**EXERCISE DIRECTIONS:**
With pictures left out, retype the lines from the start of the records through the one that contains "from matplotlib.lines import Line2D".

**RECORDS TO PROCESS:**
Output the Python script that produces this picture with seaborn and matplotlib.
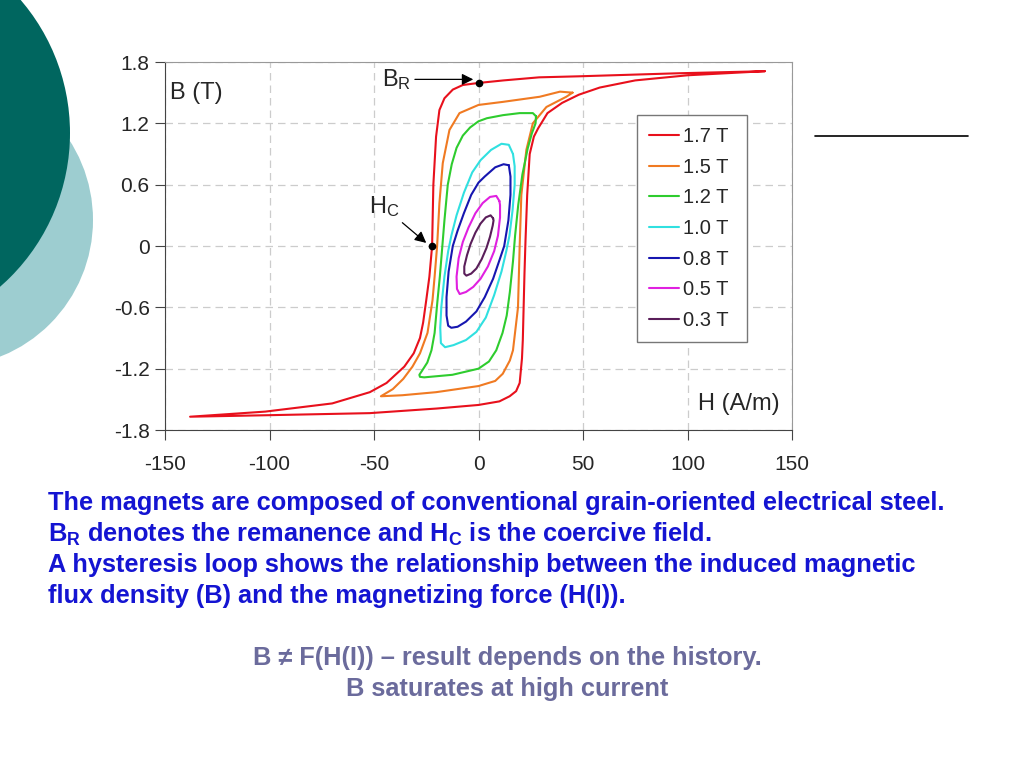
import numpy as np
import pandas as pd
import seaborn as sns
import matplotlib.pyplot as plt
from matplotlib.patches import Circle
from matplotlib.lines import Line2D

# hysteresis loops: each loop starts at its positive tip,
# runs down the upper (descending) branch, then back up the lower branch
h_17 = [137, 96, 48, 29, 12, 0, -7.5, -12.3, -16.3, -18.7, -20.3, -21.6, -22.2, -23.5, -25, -26.5, -28,
        -31, -35.5, -44, -52, -70, -102, -138,
        -100, -52, -20, 0, 10, 14.9, 18, 19.7, 20.8, 21.2, 22, 22.5, 23.3, 24.5, 26.5, 28.5, 33, 40, 48, 58, 75, 100, 137]
b_17 = [1.71, 1.69, 1.66, 1.65, 1.62, 1.595, 1.575, 1.53, 1.445, 1.33, 1.07, 0.6, 0.0, -0.3, -0.53, -0.75, -0.9,
        -1.05, -1.18, -1.34, -1.43, -1.54, -1.62, -1.67,
        -1.655, -1.635, -1.59, -1.555, -1.52, -1.47, -1.42, -1.34, -1.1, -0.92, -0.27, 0.06, 0.5, 0.9, 1.07, 1.15, 1.3, 1.40, 1.48, 1.55, 1.62, 1.67, 1.71]

h_15 = [45, 39, 29.3, 11.7, 0, -9.1, -13.9, -17.1, -18.7, -19.8, -21, -22, -24.4, -28, -31.6, -36, -41, -46.7,
        -36.5, -20.3, 0, 8, 11.6, 15, 16.5, 18.9, 19.7, 20.5, 22.9, 26, 32.5, 42, 45]
b_15 = [1.50, 1.51, 1.46, 1.41, 1.38, 1.30, 1.135, 0.81, 0.42, 0.0, -0.3, -0.53, -0.85, -1.05, -1.18, -1.30, -1.40, -1.47,
        -1.46, -1.43, -1.37, -1.32, -1.25, -1.12, -1.02, -0.6, 0.0, 0.5, 0.94, 1.2, 1.36, 1.46, 1.50]

h_12 = [27.5, 26, 19.7, 11.7, 4, 0, -4, -7.5, -10.5, -12.8, -14.7, -16.3, -17.3, -18.5, -19.7, -21, -22.5, -24.5,
        -27, -28.3, -28, -26,
        -12.5, 0, 5, 8.5, 11.5, 13.5, 15, 16.5, 17.5, 19, 21, 23.5, 25.5, 27.3, 27.5]
b_12 = [1.27, 1.30, 1.30, 1.28, 1.25, 1.22, 1.16, 1.08, 0.96, 0.8, 0.6, 0.25, 0.0, -0.3, -0.55, -0.85, -1.02, -1.14,
        -1.22, -1.26, -1.28, -1.285,
        -1.26, -1.20, -1.13, -1.02, -0.85, -0.68, -0.45, -0.15, 0.1, 0.4, 0.7, 0.95, 1.1, 1.2, 1.27]

h_10 = [16.5, 14.5, 11, 6, 1, -3, -7, -10.5, -13, -14.5, -16.3, -17.8, -18.3, -18, -16,
        -12, -6, -1, 3.5, 7.5, 11, 13.3, 14.8, 16.3, 17.3, 17.3, 16.5]
b_10 = [0.9, 0.99, 1.0, 0.94, 0.84, 0.72, 0.52, 0.3, 0.1, -0.05, -0.3, -0.6, -0.8, -0.95, -0.99,
        -0.97, -0.92, -0.84, -0.7, -0.48, -0.25, -0.05, 0.1, 0.35, 0.6, 0.78, 0.9]

h_08 = [14.5, 12, 8, 3, 0, -3.5, -7, -10, -12.3, -14.3, -15.3, -15.3, -14.5, -13,
        -10, -6, -1, 3, 7, 10, 12.3, 14.3, 15.3, 15.3, 14.5]
b_08 = [0.79, 0.80, 0.77, 0.68, 0.62, 0.5, 0.32, 0.15, 0.0, -0.25, -0.5, -0.68, -0.78, -0.80,
        -0.79, -0.74, -0.64, -0.5, -0.32, -0.14, 0.0, 0.25, 0.5, 0.68, 0.79]

h_05 = [10, 8.5, 5.5, 2, -1.5, -4.8, -7.5, -9.5, -10.5, -10.3, -9,
        -6, -2.5, 1, 4.5, 7.5, 9.3, 10.3, 10.3, 10]
b_05 = [0.44, 0.49, 0.48, 0.42, 0.32, 0.18, 0.04, -0.12, -0.3, -0.42, -0.47,
        -0.45, -0.40, -0.32, -0.2, -0.05, 0.1, 0.28, 0.4, 0.44]

h_03 = [7, 5.8, 3.5, 1, -1.5, -3.8, -5.5, -6.8, -6.8, -5.8,
        -3.5, -1, 1.5, 3.8, 5.5, 6.8, 7.2, 7]
b_03 = [0.27, 0.30, 0.28, 0.22, 0.13, 0.02, -0.09, -0.2, -0.27, -0.29,
        -0.27, -0.22, -0.13, -0.02, 0.09, 0.2, 0.25, 0.27]

loop_names = ["1.7 T", "1.5 T", "1.2 T", "1.0 T", "0.8 T", "0.5 T", "0.3 T"]
loop_h = [h_17, h_15, h_12, h_10, h_08, h_05, h_03]
loop_b = [b_17, b_15, b_12, b_10, b_08, b_05, b_03]
loop_colors = ["#E8101C", "#F07A22", "#2ECC2E", "#30E0E0", "#1616B0", "#E020E0", "#5A1E5A"]

x_ticks = [-150, -100, -50, 0, 50, 100, 150]
y_ticks = [-1.8, -1.2, -0.6, 0, 0.6, 1.2, 1.8]
y_tick_labels = ["-1.8", "-1.2", "-0.6", "0", "0.6", "1.2", "1.8"]

# remanence and coercive field points
br_point = (0, 1.595)
hc_point = (-22.2, 0.0)

rows = []
for name, hs, bs in zip(loop_names, loop_h, loop_b):
    for i, (h, b) in enumerate(zip(hs, bs)):
        rows.append({"loop": name, "order": i, "H": h, "B": b})
df = pd.DataFrame(rows)

sns.set_style("ticks")
plt.rcParams["font.family"] = ["Liberation Sans", "DejaVu Sans"]
plt.rcParams["axes.unicode_minus"] = False
plt.rcParams["mathtext.fontset"] = "custom"
plt.rcParams["mathtext.rm"] = "Liberation Sans"
plt.rcParams["mathtext.bf"] = "Liberation Sans:bold"

fig = plt.figure(figsize=(10.24, 7.68), dpi=100)

# slide decoration: two overlapping circles at the left edge
bg = fig.add_axes([0, 0, 1, 1], zorder=0)
bg.set_xlim(0, 1024)
bg.set_ylim(768, 0)
bg.axis("off")
bg.add_patch(Circle((-54, 220), 147, color="#9DCDD0", lw=0))
bg.add_patch(Circle((-134, 133), 204, color="#00665F", lw=0))

ax = fig.add_axes([165 / 1024, 1 - 430 / 768, 627 / 1024, 368 / 768], zorder=1)
sns.lineplot(data=df, x="H", y="B", hue="loop", hue_order=loop_names, palette=loop_colors,
             sort=False, estimator=None, units="loop", linewidth=1.5, legend=False, ax=ax)

ax.set_xlim(-150, 150)
ax.set_ylim(-1.8, 1.8)
ax.set_xticks(x_ticks)
ax.set_xticklabels([str(v) for v in x_ticks])
ax.set_yticks(y_ticks)
ax.set_yticklabels(y_tick_labels)
ax.tick_params(labelsize=15, length=7, color="#444444")
ax.tick_params(axis="x", pad=11)
ax.tick_params(axis="y", pad=4)
ax.set_xlabel("")
ax.set_ylabel("")
ax.grid(True, linestyle=(0, (6, 4)), color="#CCCCCC", linewidth=0.9)
for side in ["left", "bottom"]:
    ax.spines[side].set_color("#444444")
for side in ["top", "right"]:
    ax.spines[side].set_color("#999999")

ax.text(0.008, 0.916, "B (T)", transform=ax.transAxes, fontsize=17, va="center", ha="left")
ax.text(0.981, 0.07, "H (A/m)", transform=ax.transAxes, fontsize=17, va="center", ha="right")

ax.plot(*br_point, "o", color="black", markersize=4.5, zorder=5)
ax.plot(*hc_point, "o", color="black", markersize=4.5, zorder=5)
ax.annotate(r"$\mathrm{B_R}$", xy=(-2.5, 1.63), xytext=(-32, 1.63), fontsize=17,
            ha="right", va="center",
            arrowprops=dict(arrowstyle="-|>", color="black", lw=0.9, shrinkA=0, shrinkB=0))
ax.annotate(r"$\mathrm{H_C}$", xy=(-25, 0.03), xytext=(-38, 0.26), fontsize=17,
            ha="right", va="bottom",
            arrowprops=dict(arrowstyle="-|>", color="black", lw=0.9, shrinkA=0, shrinkB=0))

handles = [Line2D([0], [0], color=c, lw=1.5) for c in loop_colors]
leg = ax.legend(handles, loop_names, loc="upper left",
                bbox_to_anchor=(0.753, 0.242, 0.1754, 0.614), mode="expand",
                borderaxespad=0, fontsize=14.5, handlelength=1.5, handletextpad=0.2,
                labelspacing=0.58, borderpad=0.6, fancybox=False, framealpha=1,
                edgecolor="#777777")
leg.get_frame().set_linewidth(1.0)

# short rule at the top right of the slide
fig.add_artist(Line2D([815 / 1024, 968 / 1024], [1 - 136 / 768, 1 - 136 / 768], color="black", lw=1.2))

blue = "#1414D2"
lines = [
    "The magnets are composed of conventional grain-oriented electrical steel.",
    r"B$_\mathbf{R}$ denotes the remanence and H$_\mathbf{C}$ is the coercive field.",
    "A hysteresis loop shows the relationship between the induced magnetic",
    "flux density (B) and the magnetizing force (H(I)).",
]
for i, t in enumerate(lines):
    fig.text(48 / 1024, 1 - (503 + 31 * i) / 768, t, color=blue, fontsize=18.3,
             fontweight="bold", ha="left", va="center")

grey = "#6B6B9C"
fig.text(507 / 1024, 1 - 658 / 768, "B \u2260 F(H(I)) \u2013 result depends on the history.",
         color=grey, fontsize=18.3, fontweight="bold", ha="center", va="center")
fig.text(507 / 1024, 1 - 689 / 768, "B saturates at high current",
         color=grey, fontsize=18.3, fontweight="bold", ha="center", va="center")

plt.savefig("out.png", dpi=100)
plt.close()
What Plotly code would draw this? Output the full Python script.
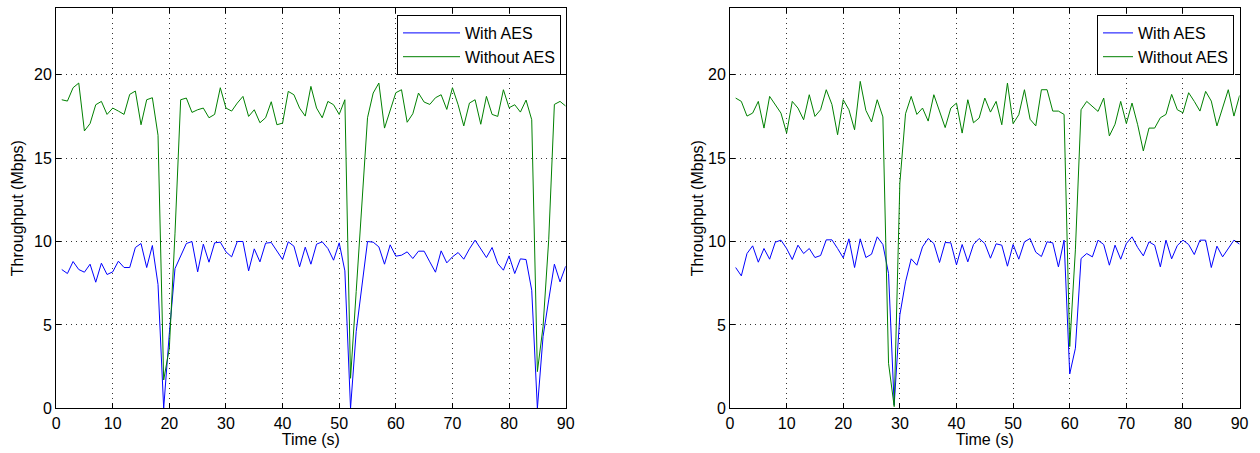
import plotly.graph_objects as go

# Time axis (seconds)
time_s = list(range(1, 91))

# Run A: throughput (Mbps)
run_a_with_aes = [
    8.32, 8.08, 8.8, 8.32, 8.16, 8.64, 7.56, 8.7, 8.02, 8.18,
    8.82, 8.44, 8.44, 9.64, 9.88, 8.44, 9.76, 7.42, 0.0, 4.5,
    8.38, 9.08, 9.88, 10.0, 8.18, 9.84, 8.76, 9.92, 9.96, 9.38,
    9.08, 10.0, 10.0, 8.24, 9.56, 8.78, 9.9, 9.94, 9.44, 8.92,
    9.98, 9.72, 8.48, 9.66, 8.64, 9.84, 9.98, 9.58, 8.88, 9.92,
    8.24, 0.0, 4.6, 7.4, 10.0, 9.96, 9.68, 8.64, 9.8, 9.12,
    9.18, 9.38, 8.98, 9.42, 9.42, 8.78, 8.16, 9.44, 8.72, 9.08,
    9.34, 8.94, 9.56, 10.08, 9.58, 9.04, 9.64, 8.68, 8.28, 9.14,
    8.08, 8.96, 8.92, 7.08, 0.0, 4.3, 6.5, 8.64, 7.58, 8.52,
]
run_a_without_aes = [
    18.5, 18.42, 19.22, 19.5, 16.63, 17.07, 18.2, 18.4, 17.62, 18.0,
    17.82, 17.62, 18.82, 19.02, 17.0, 18.5, 18.62, 16.37, 1.7, 3.6,
    10.5, 18.5, 18.6, 17.74, 17.9, 18.0, 17.42, 17.62, 19.22, 18.0,
    17.82, 18.3, 18.7, 17.5, 17.9, 17.12, 17.42, 18.38, 17.0, 17.1,
    19.0, 18.8, 18.0, 17.52, 19.3, 18.0, 17.42, 18.4, 18.2, 17.62,
    18.5, 1.8, 7.0, 12.2, 17.42, 18.9, 19.5, 16.8, 17.85, 18.92,
    19.1, 17.15, 17.66, 18.9, 18.36, 18.22, 18.62, 18.8, 17.92, 19.22,
    18.2, 16.93, 18.3, 18.5, 17.03, 18.7, 17.62, 17.5, 19.1, 18.02,
    18.2, 17.76, 18.48, 17.3, 2.2, 4.9, 10.1, 18.22, 18.4, 18.12,
]

# Run B: throughput (Mbps)
run_b_with_aes = [
    8.44, 7.94, 9.28, 9.74, 8.76, 9.58, 8.94, 9.96, 10.08, 9.58,
    8.92, 9.78, 9.28, 9.58, 9.04, 9.16, 10.1, 10.1, 9.58, 9.02,
    10.16, 8.44, 10.16, 9.04, 9.24, 10.28, 9.82, 8.08, 0.2, 5.6,
    7.58, 8.96, 8.58, 9.68, 10.18, 9.88, 8.74, 9.94, 9.92, 8.6,
    9.82, 8.78, 9.82, 10.18, 9.88, 9.0, 9.86, 9.78, 8.52, 9.82,
    8.94, 9.98, 10.18, 9.36, 9.1, 9.98, 9.92, 8.48, 10.08, 2.06,
    3.6, 8.98, 9.28, 9.08, 10.08, 9.82, 8.58, 9.78, 8.94, 9.88,
    10.28, 9.64, 9.14, 9.98, 9.78, 8.48, 10.08, 8.96, 9.76, 10.08,
    9.82, 9.22, 10.08, 10.08, 8.44, 9.72, 9.08, 9.62, 10.08, 9.84,
]
run_b_without_aes = [
    18.6, 18.4, 17.52, 17.7, 18.4, 16.8, 18.7, 18.2, 17.7, 16.5,
    18.4, 18.0, 17.3, 18.8, 17.5, 17.9, 19.1, 18.22, 16.4, 18.5,
    17.9, 16.7, 19.6, 17.86, 17.17, 18.5, 17.47, 2.7, 0.1, 13.5,
    17.66, 18.7, 17.62, 18.0, 17.22, 18.8, 17.8, 16.83, 18.0, 18.3,
    16.5, 18.5, 17.12, 17.4, 18.6, 17.76, 18.4, 17.0, 19.5, 17.07,
    17.6, 19.1, 17.33, 16.93, 19.1, 19.1, 17.82, 17.82, 17.62, 3.7,
    9.5, 17.9, 18.4, 18.1, 17.8, 18.6, 16.33, 17.03, 18.4, 17.07,
    18.3, 17.0, 15.43, 16.8, 16.8, 17.42, 17.62, 18.82, 17.9, 17.72,
    18.92, 18.4, 17.82, 19.0, 18.42, 16.93, 18.0, 19.1, 17.52, 18.76,
]

x_ticks = list(range(0, 91, 10))
y_ticks = [0, 5, 10, 15, 20]

BLUE = "#0000ff"
GREEN = "#008000"
FONT = "Liberation Sans, Arial, sans-serif"

fig = go.Figure()

panels = [
    ("x", "y", "legend", run_a_with_aes, run_a_without_aes),
    ("x2", "y2", "legend2", run_b_with_aes, run_b_without_aes),
]
for xa, ya, lg, with_aes, without_aes in panels:
    fig.add_trace(go.Scatter(
        x=time_s, y=with_aes, mode="lines", name="With AES",
        line=dict(color=BLUE, width=1), xaxis=xa, yaxis=ya, legend=lg,
    ))
    fig.add_trace(go.Scatter(
        x=time_s, y=without_aes, mode="lines", name="Without AES",
        line=dict(color=GREEN, width=1), xaxis=xa, yaxis=ya, legend=lg,
    ))

W, H = 1260, 453
plot_top, plot_bottom = 8, 408.3
y_dom = [(H - plot_bottom) / H, (H - plot_top) / H]


def x_axis(left, right, anchor):
    return dict(
        domain=[left / W, right / W], anchor=anchor,
        range=[0, 90], tickvals=x_ticks, ticks="inside", ticklen=5,
        tickcolor="black", showline=True, linecolor="black", linewidth=1,
        mirror="allticks", showgrid=True, gridcolor="#333333",
        griddash="1px,4px", gridwidth=1, zeroline=False,
        tickfont=dict(family=FONT, size=16, color="black"),
        title=dict(text="Time (s)", standoff=3,
                   font=dict(family=FONT, size=16, color="black")),
        automargin=False,
    )


def y_axis(anchor, standoff):
    return dict(
        domain=y_dom, anchor=anchor,
        range=[0, 24], tickvals=y_ticks, ticks="inside", ticklen=5,
        tickcolor="black", showline=True, linecolor="black", linewidth=1,
        mirror="allticks", showgrid=True, gridcolor="#333333",
        griddash="1px,4px", gridwidth=1, zeroline=False,
        tickfont=dict(family=FONT, size=16, color="black"),
        title=dict(text="Throughput (Mbps)", standoff=standoff,
                   font=dict(family=FONT, size=16, color="black")),
        automargin=False,
    )


legend_style = dict(
    xanchor="right", yanchor="top", bgcolor="white",
    bordercolor="black", borderwidth=1,
    font=dict(family=FONT, size=16, color="black"),
    tracegroupgap=0,
)

fig.update_layout(
    width=W, height=H,
    margin=dict(l=0, r=0, t=0, b=0),
    paper_bgcolor="white", plot_bgcolor="white",
    xaxis=x_axis(56.1, 565.7, "y"),
    yaxis=y_axis("x", 6),
    xaxis2=x_axis(730.0, 1239.6, "y2"),
    yaxis2=y_axis("x2", 0),
    legend=dict(x=561 / W, y=1 - 15 / H, itemwidth=57, **legend_style),
    legend2=dict(x=1234 / W, y=1 - 15 / H, **legend_style),
    font=dict(family=FONT, size=16, color="black"),
)

fig.write_html("out.html")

**THE COMPLETED TASK:**
Output the Python script that produces this picture with seaborn and matplotlib.
import numpy as np
import pandas as pd
import seaborn as sns
import matplotlib.pyplot as plt
from matplotlib.patches import Circle
from matplotlib.lines import Line2D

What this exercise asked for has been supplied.